You have been working on Collections for over 10 years. Often the publishing of a book signals the end of a project, but in this case it is perhaps the end of a chapter. How has Collections continued to evolve for you and where do you see it heading next?
I’m paying attention to how I feel as an individual within the political and environmental climate. As a parent of 4-year-old twins, I think about the future. So, I’m looking to the past – to Thoreau’s collection because of the 820 specimens he collected, 30-50% of them are in decline or extinct. As an artist, I’m interested in demonstrating how art can bridge worlds, particularly how science and art can impact each other. I’m currently collaborating with Harvard Scientist (Emily Meinke), Professor of Film Studies at NCSU (Marsha Gordon), and UX and visual designer (Robin Vuchnich) to make this happen.
How does teaching influence your creative process? Feel free to be candid!
When I learned photography, the buzz about digital photography was: Well that won’t stick.
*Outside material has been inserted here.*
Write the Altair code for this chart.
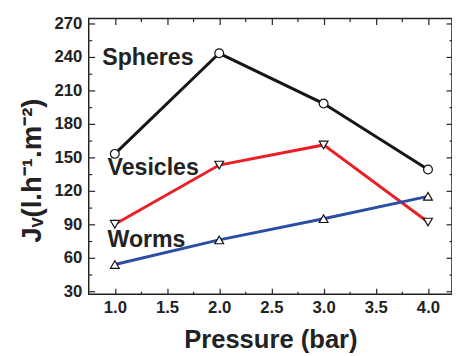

Now, if you have a phone you’re a ‘photographer.’ My interest is in combining 19th century processes with digital technology – one foot in the past and one in the present and an eye on the future. When digital photography became a part of the curriculum, schools were closing dark rooms and I pushed to keep ours open. Now, a decade-plus later, students are knocking on my office door to enroll in dark room and alternative process classes. They are thrilled to be learning something “new”.